Selon son éditeur, Le Nom du vent de Patrick Rothfuss a tout pour devenir un best-seller, voire le roman de l'année. Et, en effet, il part avec certains arguments : dans un village paumé, un aubergiste reçoit un jour la visite du Chroniqueur, qui enchante le monde de ses histoires. Ce dernier identifie dans le tenancier un héros, Kvothe, qui par le passé accomplit multiples exploits avant de se retirer et de retrouver l'anonymat de son auberge. Le Chroniqueur va néanmoins réussir à obtenir de Kvothe qu'il lui narre tous ses exploits, depuis sa tendre enfance jusqu'à ses faits les plus célèbres. Et le héros de s'acquitter, sur trois jours, ce premier tome correspondant au premier d'entre eux. On touche ainsi un énorme défaut de conception du roman : tout ce qui est écrit ici a été raconté sur la durée d'une journée. Or, le livre fait plus de 700 pages ; il est tout bonnement impossible de narrer autant de choses sur ce laps de temps. Même si on devrait pouvoir faire abstraction de ce problème, somme toute secondaire, il n'en demeure pas moins omniprésent puisque Rothfuss abandonne régulièrement la narration de Kvothe pour revenir dans l'auberge pour quelques scénettes censées raviver l'intérêt du lecteur.
Ce point étant évoqué, venons-en au récit de Kvothe proprement dit : le principal intérêt de celui-ci est qu'il s'agit de la vie d'un héros raconté par lui-même, de telle sorte que le ton oscille entre les caractères naturel des actes incroyables accomplis (Kvothe connaît ses capacités et les assume parfaitement) et aléatoire de ses péripéties (malgré ses talents, il ne maîtrise pas les réactions des autres personnages). Bref, un mélange d'aventures, de suspense, de drôlerie, qui évoque tout à la fois Harry Potter ou Terry Pratchett (pour l'Université de l'Arcanum, mélange entre Poudlard et l'Université Invisible), ainsi que David Eddings pour l'aspect roman d'apprentissage. On est ici en pleine fantasy spectacle, celle qui procure un plaisir de lecture certain, génère des figures hautes en couleur. Mais qui, dans le cas présent, n'empêche pas une vague lassitude de s'installer au bout d'un de quelques centaines de pages. Toute touffue qu'elle soit, la jeunesse de Kvothe ne justifiait sans doute pas 700 pages serrées ; d'autant plus que la scène initiale dans l'auberge évoque de nombreux caractères de Kvothe qui ne seront nullement évoqués ici, et pour cause : ils ont lieu plus tard dans l'existence de celui-ci. D'où une frustration évidente du lecteur. Rothfuss a adopté le format d'une trilogie, alors qu'un (fort) roman aurait mieux convenu.

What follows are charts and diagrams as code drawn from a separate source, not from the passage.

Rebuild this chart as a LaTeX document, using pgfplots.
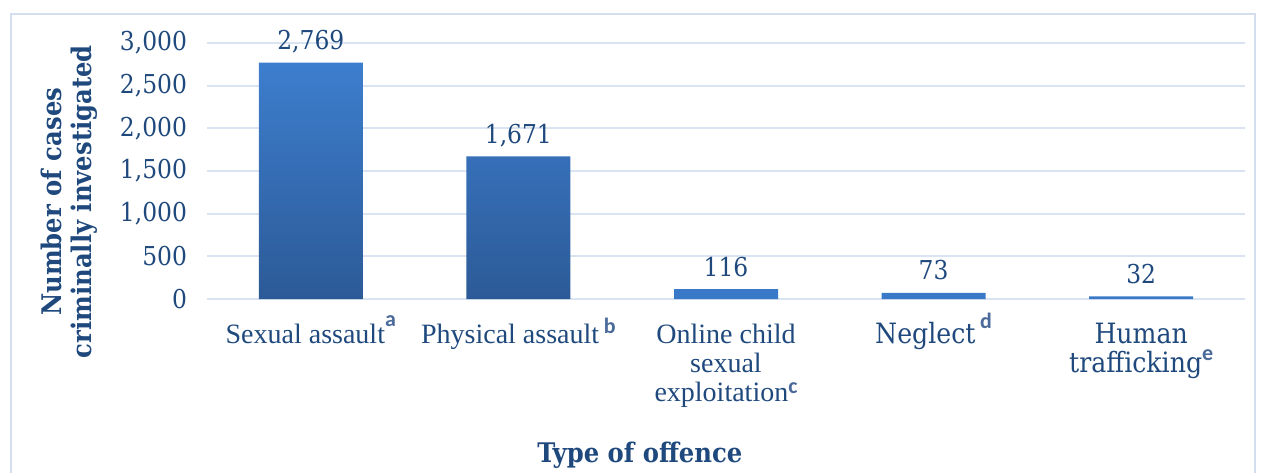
\documentclass[border=0pt]{standalone}
\usepackage{fontspec}
\usepackage{pgfplots}
\pgfplotsset{compat=1.18}
\setmainfont{Liberation Serif}
\newfontfamily\geo[FakeStretch=0.9]{DejaVu Serif}
\newfontfamily\tnr{Liberation Serif}
\newfontfamily\sups{Carlito}
\definecolor{txt}{HTML}{1F497D}
\definecolor{gridc}{HTML}{D9E3F1}
\definecolor{bordc}{HTML}{D3DFEF}
\definecolor{bartop}{HTML}{3D7ECE}
\definecolor{barbot}{HTML}{2C5A97}
\definecolor{barflat}{HTML}{3A79C8}
\definecolor{supc}{HTML}{4A6A9A}
\newcommand{\fnm}[2]{\raisebox{#1}[0pt][0pt]{\color{supc}\sups\bfseries\fontsize{11}{11}\selectfont #2}}
\newcommand{\st}{\rule{0pt}{10.5pt}}
\begin{document}
\begin{tikzpicture}
\path[use as bounding box] (-103.5pt,-86.5pt) rectangle (528.5pt,149.5pt);
\draw[bordc, line width=0.8pt] (-98pt,-95pt) -- (-98pt,142.5pt) -- (524pt,142.5pt) -- (524pt,-95pt);
\begin{axis}[
  at={(0pt,0pt)}, anchor=south west,
  scale only axis, width=519pt, height=128pt,
  xmin=-0.5, xmax=4.5, ymin=0, ymax=3000,
  axis line style={draw=none},
  major tick length=0pt,
  ytick={0,500,1000,1500,2000,2500,3000},
  yticklabels={0,500,{1,000},{1,500},{2,000},{2,500},{3,000}},
  ymajorgrids, grid style={gridc, line width=0.9pt},
  xtick={0,1,2,3,4},
  xticklabels={
    {\st\tnr Sexual assault\fnm{8.5pt}{a}},
    {\st\tnr Physical assault\,\fnm{5pt}{b}},
    {\st\tnr Online child\\\tnr sexual\\\tnr exploitation\fnm{4pt}{c}},
    {\st\geo Neglect\,\fnm{7.5pt}{d}},
    {\st\geo Human\\\geo trafficking\fnm{6pt}{e}}},
  xticklabel style={align=center, anchor=north, yshift=-8pt, text=txt, font=\fontsize{14}{14.6}\selectfont},
  yticklabel style={text=txt, font=\geo\fontsize{13}{13}\selectfont, xshift=-6.5pt},
  ylabel={Number of cases\\criminally investigated},
  ylabel style={at={(axis description cs:-0.133,0.38)}, anchor=center, align=center, text=txt, font=\geo\bfseries\fontsize{13.5}{15}\selectfont},
  xlabel={Type of offence},
  xlabel style={at={(axis description cs:0.417,-0.61)}, anchor=center, text=txt, font=\geo\bfseries\fontsize{13.5}{15}\selectfont},
  ybar, bar width=52pt, bar shift=0pt,
  nodes near coords, point meta=explicit symbolic,
  every node near coord/.append style={text=txt, font=\geo\fontsize{13}{13}\selectfont, text depth=0pt, yshift=3pt},
]
\addplot[draw=none, top color=bartop, bottom color=barbot] coordinates {
  (0,2769) [2,769]
  (1,1671) [1,671]
};
\addplot[draw=none, fill=barflat] coordinates {
  (2,116) [116]
  (3,73) [73]
  (4,32) [32]
};
\end{axis}
\end{tikzpicture}
\end{document}
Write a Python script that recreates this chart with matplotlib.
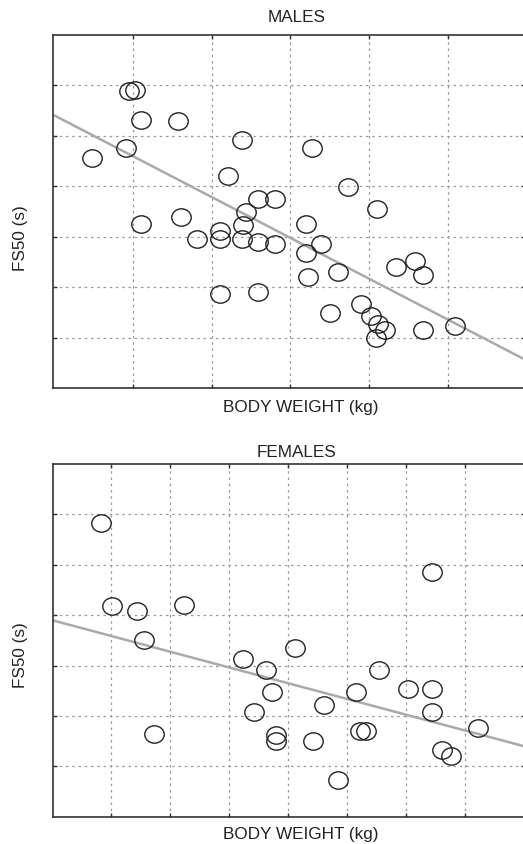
import numpy as np
import matplotlib
matplotlib.use("Agg")
import matplotlib.pyplot as plt
from matplotlib.path import Path
from matplotlib.transforms import Affine2D

plt.rcParams['font.family'] = ['Liberation Sans', 'DejaVu Sans']

# ---------------- data ----------------
male_weight = [0.47, 0.91, 0.94, 1.02, 1.10, 1.57, 2.38, 3.28, 2.21, 3.73,
               4.10, 2.59, 2.80, 2.44, 1.10, 1.61, 3.20, 2.10, 2.40, 1.81,
               2.10, 2.38, 2.59, 2.80, 3.39, 3.20, 3.60, 3.22, 4.34, 4.59,
               4.69, 2.10, 2.59, 3.50, 3.90, 4.02, 4.12, 4.20, 4.09, 4.69,
               5.10]
male_fs50 = [4.56, 4.75, 5.88, 5.91, 5.31, 5.29, 4.91, 4.75, 4.21, 3.98,
             3.55, 3.75, 3.75, 3.50, 3.25, 3.39, 3.25, 3.12, 3.23, 2.95,
             2.95, 2.95, 2.89, 2.86, 2.86, 2.68, 2.30, 2.20, 2.39, 2.52,
             2.25, 1.87, 1.90, 1.49, 1.67, 1.43, 1.26, 1.16, 1.00, 1.16,
             1.22]
male_fit = [5.40, -0.808]      # intercept, slope

female_weight = [0.83, 1.02, 1.43, 2.23, 1.56, 6.43, 4.11, 3.23, 3.63, 5.53,
                 3.72, 5.14, 6.02, 6.43, 4.60, 3.42, 6.43, 1.72, 3.80, 3.80,
                 4.41, 5.22, 5.31, 7.22, 6.61, 6.75, 4.84]
female_fs50 = [5.82, 4.19, 4.08, 4.21, 3.51, 4.86, 3.34, 3.13, 2.91, 2.91,
               2.47, 2.47, 2.53, 2.53, 2.21, 2.08, 2.08, 1.65, 1.63, 1.50,
               1.51, 1.71, 1.71, 1.77, 1.32, 1.21, 0.72]
female_fit = [3.90, -0.313]

male_xticks = [1, 2, 3, 4, 5]
female_xticks = [1, 2, 3, 4, 5, 6, 7]
yticks = [1, 2, 3, 4, 5, 6]

titles = ["MALES", "FEMALES"]
xlabel = "BODY WEIGHT (kg)"
ylabel = "FS50 (s)"

# ---------------- figure ----------------
W, H = 523, 844
fig = plt.figure(figsize=(W / 100, H / 100), dpi=100)

ellipse = Path.unit_circle().transformed(Affine2D().scale(1.12, 1.0))

def fx(px):
    return px / W

def fy(py):
    return 1 - py / H

panels = [
    dict(rect=[fx(53.3), fy(388), fx(524.5) - fx(53.3), fy(35) - fy(388)],
         x=male_weight, y=male_fs50, fit=male_fit, xlim=(-0.02, 5.98),
         xt=male_xticks, title_y=18, xl_y=407, yl_y=238),
    dict(rect=[fx(52.7), fy(816.7), fx(524.5) - fx(52.7), fy(464) - fy(816.7)],
         x=female_weight, y=female_fs50, fit=female_fit, xlim=(0.01, 8.0),
         xt=female_xticks, title_y=452.5, xl_y=835, yl_y=655),
]

for title, p in zip(titles, panels):
    ax = fig.add_axes(p['rect'])
    ax.set_xlim(*p['xlim'])
    ax.set_ylim(0, 7)
    ax.set_xticks(p['xt'])
    ax.set_yticks(yticks)
    ax.tick_params(direction='in', length=3, width=1.0, color='#333333',
                   labelbottom=False, labelleft=False,
                   top=True, right=True)
    ax.grid(True, color='#9a9a9a', linestyle=(0, (2.0, 3.0)), linewidth=0.9)
    ax.set_axisbelow(True)
    for s in ax.spines.values():
        s.set_color('#333333')
        s.set_linewidth(1.2)

    xx = np.array(p['xlim'])
    ax.plot(xx, p['fit'][0] + p['fit'][1] * xx, color='#aaaaaa',
            linewidth=1.8, zorder=2, solid_capstyle='butt')

    ax.plot(p['x'], p['y'], linestyle='none', marker=ellipse, markersize=14,
            markerfacecolor='none', markeredgecolor='#222222',
            markeredgewidth=1.0, zorder=3)

    fig.text(fx(296.7), fy(p['title_y']), title, ha='center', va='center',
             fontsize=12.3, color='#222222')
    fig.text(fx(300.8), fy(p['xl_y']), xlabel, ha='center', va='center',
             fontsize=12.3, color='#222222')
    fig.text(fx(20), fy(p['yl_y']), ylabel, ha='center', va='center',
             rotation=90, fontsize=12.3, color='#222222')

fig.savefig("out.png", dpi=100)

Alors, oui, à n'en pas douter, Le Nom du vent sera un best-seller, puisqu'il contient tout ce qu'un roman de fantasy peut apporter à son lecteur en termes d'évasion. Mais, en ces temps d'inflation du nombre de pages, dommage qu'une certaine partie de la littérature – c'est particulièrement vrai pour la fantasy, mais ça l'est aussi pour nombre d'autres genres – ait oublié les vertus de la concision.